US Dollar Losing Steam
Friday, December 12, 2008 19:02The 2008 US dollar rally is losing steam and may be coming to an end. I know that the run up in the currency left many in the financial world scratching their heads. How can the currency of a collapsing economy strengthen? Why, when trillions of new dollars are being created out of thin air, would the dollar be making new highs? I think the short answer is deleveraging.
There’s been massive liquidation across all asset classes. The under performance of foreign stocks relative to the US gives us an idea of the money flow. US fund managers were liquidating and unwinding their foreign exposure and moving to cash or treasuries (US dollar). This means that they were essentially selling the foreign currencies and buying dollars.
The second, lesser known reason, is global central bank manipulation. The flow of money and goods throughout the world depends on the relationship of the US dollar to foreign currencies. A falling dollar is bad for countries that export their goods to the United States as they become more expensive for US consumers. If goods become too expansive to the country which consumes the most, they will buy less causing ripple effects throughout the exporting world. It’s been widely reported that central banks throughout the world have been aggressively buying dollars.
In the end, however, market manipulation can only work for so long. With much of the foreign liquidation behind us, the dollar seems poised for a drop in the coming weeks.
The chart below shows the US dollar breaking it’s 50 day moving average as well as it’s support level of 84.50. The momentum indicators such as the RSI (top) and MACD (bottom) illustrate the loss of upside momentum. A test of 80 should follow in the coming weeks.
A falling dollar is good for commodities such as gold, oil, etc. The reason is NOT because gold or oil is worth anymore this week then it was last week. It’s because what the world uses to pay for these items with (Dollar) has decreased. Oil, for example, is quoted in US dollar throughout the world and so as the dollar weakens, it takes more dollars to buy oil. When the US dollar bottomed earlier this year, oil reached an all time high. Since then, the dollar has rallied and oil has plummeted. The great bull market in oil was NEVER an oil crisis, it was a dollar crisis.

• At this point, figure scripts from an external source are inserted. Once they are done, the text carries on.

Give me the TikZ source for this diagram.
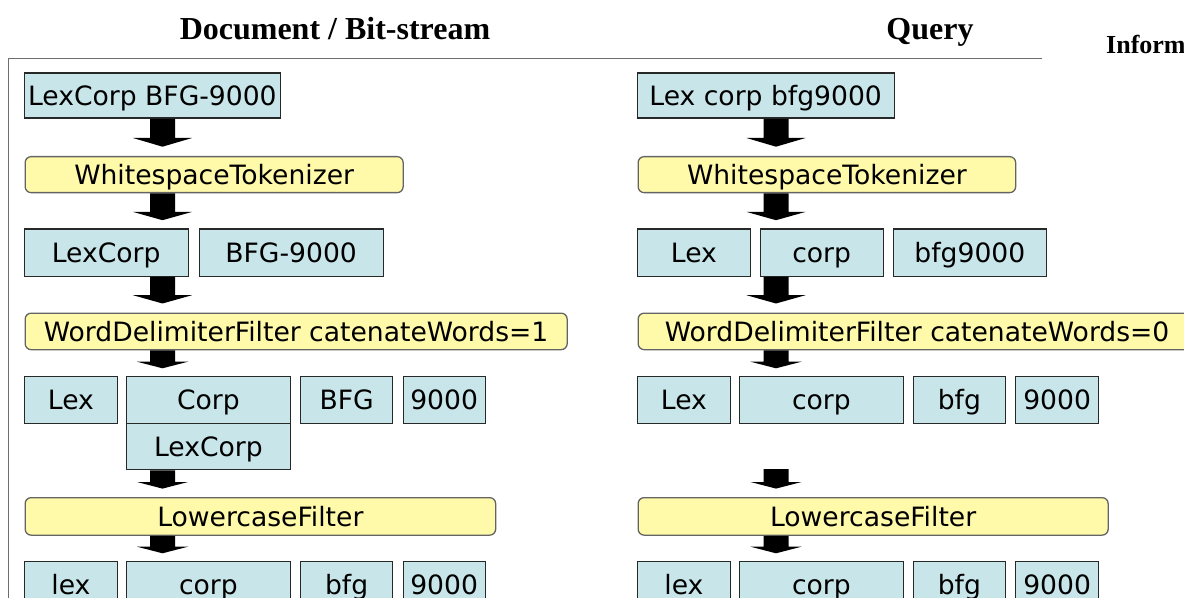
\documentclass[tikz,border=0pt]{standalone}
\usepackage{fontspec}
\setmainfont{Liberation Serif}
\newfontfamily\boxfont{DejaVu Sans}
\usetikzlibrary{calc}
\definecolor{cellblue}{RGB}{200,230,234}
\definecolor{filteryellow}{RGB}{255,250,170}
\definecolor{cellborder}{RGB}{40,40,40}
\definecolor{filterborder}{RGB}{100,100,100}
\definecolor{framegray}{RGB}{110,110,110}
\tikzset{
  cell/.style={draw=cellborder, fill=cellblue, line width=1.3bp, inner sep=0pt,
    anchor=north west, font=\boxfont\fontsize{26.6bp}{30bp}\selectfont,
    text height=19.4bp, text depth=0pt},
  filterbox/.style={cell, draw=filterborder, fill=filteryellow, rounded corners=6bp},
  title/.style={font=\bfseries\fontsize{32bp}{36bp}\selectfont, anchor=base, inner sep=0pt},
  frameline/.style={draw=framegray, line width=1.5bp},
}
% #1 start point, #2 tip point, #3 head half width, #4 head length
\newcommand\barrow[4]{%
  \fill[black] let \p1=(#1), \p2=(#2) in
   (\x1-12.5bp,\y1) -- (\x1-12.5bp,\y2+#4) -- (\x1-#3,\y2+#4) -- (\x1,\y2)
   -- (\x1+#3,\y2+#4) -- (\x1+12.5bp,\y2+#4) -- (\x1+12.5bp,\y1) -- cycle;}
\begin{document}
\begin{tikzpicture}[x=1bp, y=-1bp]
\useasboundingbox (0,0) rectangle (1184,598);
% titles
\node[title] (tdoc) at (335,39.3) {Document / Bit-stream};
\node[title] (tq) at (930,39.3) {Query};
\node[font=\bfseries\fontsize{26bp}{30bp}\selectfont, anchor=base west, inner sep=0pt] (tinf) at (1106,53.3) {Inform};
% frame
\path[frameline] (1042,58.5) -- (8.5,58.5) -- (8.5,620);
\coordinate (colL) at (162.5,0);
\coordinate (colR) at (776,0);
% ---------- left column ----------
\node[cell, minimum width=256.5bp, minimum height=45bp] (in1) at (23.5,72.5) {LexCorp BFG-9000};
\node[filterbox, minimum width=378bp, minimum height=36bp] (ws1) at (24.5,156) {WhitespaceTokenizer};
\node[cell, minimum width=164bp, minimum height=47bp] (t1a) at (23.5,228.5) {LexCorp};
\node[cell, minimum width=184bp, minimum height=47bp] (t1b) at (198.5,228.5) {BFG-9000};
\node[filterbox, minimum width=542bp, minimum height=36.5bp] (wdf1) at (24.5,312.5) {WordDelimiterFilter catenateWords=1};
\node[cell, minimum width=93.5bp, minimum height=47bp] (d1a) at (23.5,376) {Lex};
\node[cell, minimum width=163.5bp, minimum height=47bp] (d1b) at (126,376) {Corp};
\node[cell, minimum width=163.5bp, minimum height=46bp] (d1c) at (126,423) {LexCorp};
\node[cell, minimum width=92bp, minimum height=47bp] (d1d) at (300,376) {BFG};
\node[cell, minimum width=82bp, minimum height=47bp] (d1e) at (402.5,376) {9000};
\node[filterbox, minimum width=470.5bp, minimum height=37.5bp] (lc1) at (24.5,497) {LowercaseFilter};
\node[cell, minimum width=93.5bp, minimum height=47bp] (o1a) at (23.5,561) {lex};
\node[cell, minimum width=163.5bp, minimum height=47bp] (o1b) at (126,561) {corp};
\node[cell, minimum width=92bp, minimum height=47bp] (o1c) at (300,561) {bfg};
\node[cell, minimum width=82bp, minimum height=47bp] (o1d) at (402.5,561) {9000};
% ---------- right column ----------
\node[cell, minimum width=257bp, minimum height=45bp] (in2) at (636.5,72.5) {Lex corp bfg9000};
\node[filterbox, minimum width=377.5bp, minimum height=36bp] (ws2) at (637.5,156) {WhitespaceTokenizer};
\node[cell, minimum width=113.5bp, minimum height=47bp] (t2a) at (636.5,228.5) {Lex};
\node[cell, minimum width=123bp, minimum height=47bp] (t2b) at (759.5,228.5) {corp};
\node[cell, minimum width=153.5bp, minimum height=47bp] (t2c) at (892.5,228.5) {bfg9000};
\node[filterbox, minimum width=558bp, minimum height=36.5bp] (wdf2) at (637.5,312.5) {WordDelimiterFilter catenateWords=0};
\node[cell, minimum width=93.5bp, minimum height=47bp] (d2a) at (636.5,376) {Lex};
\node[cell, minimum width=164.5bp, minimum height=47bp] (d2b) at (738.5,376) {corp};
\node[cell, minimum width=92.5bp, minimum height=47bp] (d2c) at (912.5,376) {bfg};
\node[cell, minimum width=83bp, minimum height=47bp] (d2d) at (1015,376) {9000};
\node[filterbox, minimum width=470bp, minimum height=37.5bp] (lc2) at (637.5,497) {LowercaseFilter};
\node[cell, minimum width=93.5bp, minimum height=47bp] (o2a) at (636.5,561) {lex};
\node[cell, minimum width=164.5bp, minimum height=47bp] (o2b) at (738.5,561) {corp};
\node[cell, minimum width=92.5bp, minimum height=47bp] (o2c) at (912.5,561) {bfg};
\node[cell, minimum width=83bp, minimum height=47bp] (o2d) at (1015,561) {9000};
\coordinate (freeR) at (776,469);
% ---------- arrows ----------
\barrow{colL |- in1.south}{$(colL |- ws1.north)+(0,-9.3)$}{29.5bp}{8.7bp}
\barrow{colL |- ws1.south}{$(colL |- t1a.north)+(0,-8.3)$}{29.5bp}{8.3bp}
\barrow{colL |- t1a.south}{$(colL |- wdf1.north)+(0,-9)$}{29.5bp}{8.3bp}
\barrow{colL |- wdf1.south}{$(colL |- d1a.north)+(0,-7.7)$}{25.5bp}{6.6bp}
\barrow{colL |- d1c.south}{$(colL |- lc1.north)+(0,-8.4)$}{25.5bp}{6.6bp}
\barrow{colL |- lc1.south}{$(colL |- o1a.north)+(0,-7.7)$}{25.5bp}{6.6bp}
\barrow{colR |- in2.south}{$(colR |- ws2.north)+(0,-9.3)$}{29.5bp}{8.7bp}
\barrow{colR |- ws2.south}{$(colR |- t2a.north)+(0,-8.3)$}{29.5bp}{8.3bp}
\barrow{colR |- t2b.south}{$(colR |- wdf2.north)+(0,-9)$}{29.5bp}{8.3bp}
\barrow{colR |- wdf2.south}{$(colR |- d2a.north)+(0,-7.7)$}{25.5bp}{6.6bp}
\barrow{freeR}{$(colR |- lc2.north)+(0,-8.4)$}{25.5bp}{6.6bp}
\barrow{colR |- lc2.south}{$(colR |- o2a.north)+(0,-7.7)$}{25.5bp}{6.6bp}
\end{tikzpicture}
\end{document}
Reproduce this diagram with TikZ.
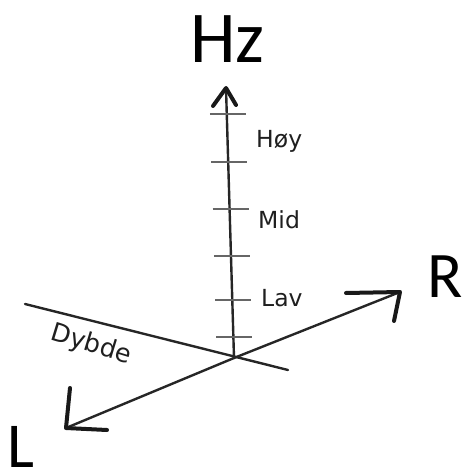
\documentclass[tikz,border=0pt]{standalone}
\usepackage{fontspec}
\setmainfont{DejaVu Sans}
\newfontfamily\bigfont{Carlito}
\begin{document}
\begin{tikzpicture}[x=1pt,y=-1pt,
  axisline/.style={line width=2.4pt,draw=black!85,line cap=round},
  headline/.style={line width=4pt,draw=black!90,line cap=round,line join=round},
  tickline/.style={line width=2pt,draw=black!60},
  smalllbl/.style={font=\fontsize{23.5}{23.5}\selectfont,text=black!88,inner sep=0pt,anchor=base west},
  biglbl/.style={inner sep=0pt,anchor=base west,text=black}]
\useasboundingbox (0,0) rectangle (467,468);
% key points
\coordinate (O) at (234,358);
\coordinate (top) at (226,88);
\coordinate (topa) at (213,106);
\coordinate (topb) at (236,105);
\coordinate (ltip) at (66,428);
\coordinate (la) at (70,388);
\coordinate (lb) at (107,430);
\coordinate (rtip) at (400,292);
\coordinate (ra) at (346,293);
\coordinate (rb) at (394,321);
\coordinate (d1) at (25,304);
\coordinate (d2) at (288,370);
% depth line
\draw[axisline] (d1) -- (d2);
% axes
\draw[axisline] (O) -- (top);
\draw[axisline] (O) -- (ltip);
\draw[axisline] (O) -- (rtip);
% arrow heads
\draw[headline] (topa) -- (top) -- (topb);
\draw[headline] (la) -- (ltip) -- (lb);
\draw[headline] (ra) -- (rtip) -- (rb);
% ticks
\foreach \yy [count=\i] in {114,162,209,256,300,337}{
  \pgfmathsetmacro{\xx}{234-(358-\yy)*8/270}
  \coordinate (t\i a) at (\xx-17,\yy);
  \coordinate (t\i b) at (\xx+19,\yy);
  \draw[tickline] (t\i a) -- (t\i b);
}
% labels
\node[smalllbl] (hoy) at (256,147) {Høy};
\node[smalllbl] (mid) at (258,228) {Mid};
\node[smalllbl] (lav) at (261,306) {Lav};
\node[font=\fontsize{25.5}{25.5}\selectfont,text=black!88,inner sep=0pt,rotate=-17] (dybde) at (91,345) {Dybde};
\node[biglbl,font=\bigfont\fontsize{73}{73}\selectfont] (hz) at (190,63) {Hz};
\node[biglbl,font=\bigfont\fontsize{65}{65}\selectfont] (r) at (427,297) {R};
\node[biglbl,font=\bigfont\fontsize{64}{64}\selectfont] (l) at (7,467) {L};
\end{tikzpicture}
\end{document}
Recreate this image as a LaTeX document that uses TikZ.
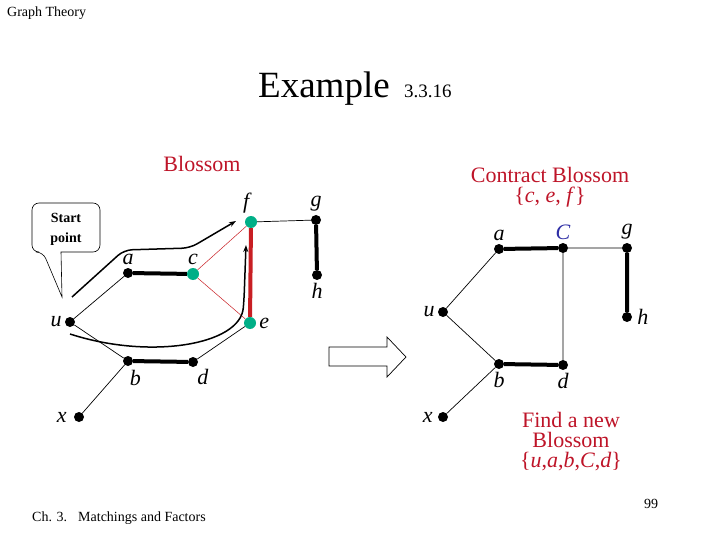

Here’s a short term chart of Oil. The break above the downtrend combined with the bullish momentum indicator suggest that a move up is due.

Below we see a short term chart of Gold which has been moving higher since its October bottom. A decisive close above the blue line would confirm the breakout. Momentum indicator registers a buy signal.
A falling US dollar is also good for foreign currencies.
The Euro (below) has broken out after bottoming in November. MACD confirms the breakout. 
The British pound also seems to be changing direction. The double bottom (red arrows) is generally a very bullish sign. The short term downtrend has been broken which is encouraging. I’d like to see a bit more follow through before turning bullish. A move above 155 needed to confirm.

The Japanese Yen has been one of my personal favorites for 2008. I like this currency because it tends to move in the opposite direction of US stocks. Throughout the last bull market, large investors were borrowing cheap money from Japan and using it to invest in other asset classes such as US stocks (The carry trade). They were, in essence, selling yen to buy dollar based investments. As the stock market unraveled, so did this trade. Liquidations in the US caused the money to flow back to the yen to repay the loans.
The Japanese Yen has just broken out of a decade long resistance level. It’s now at a 13 year high!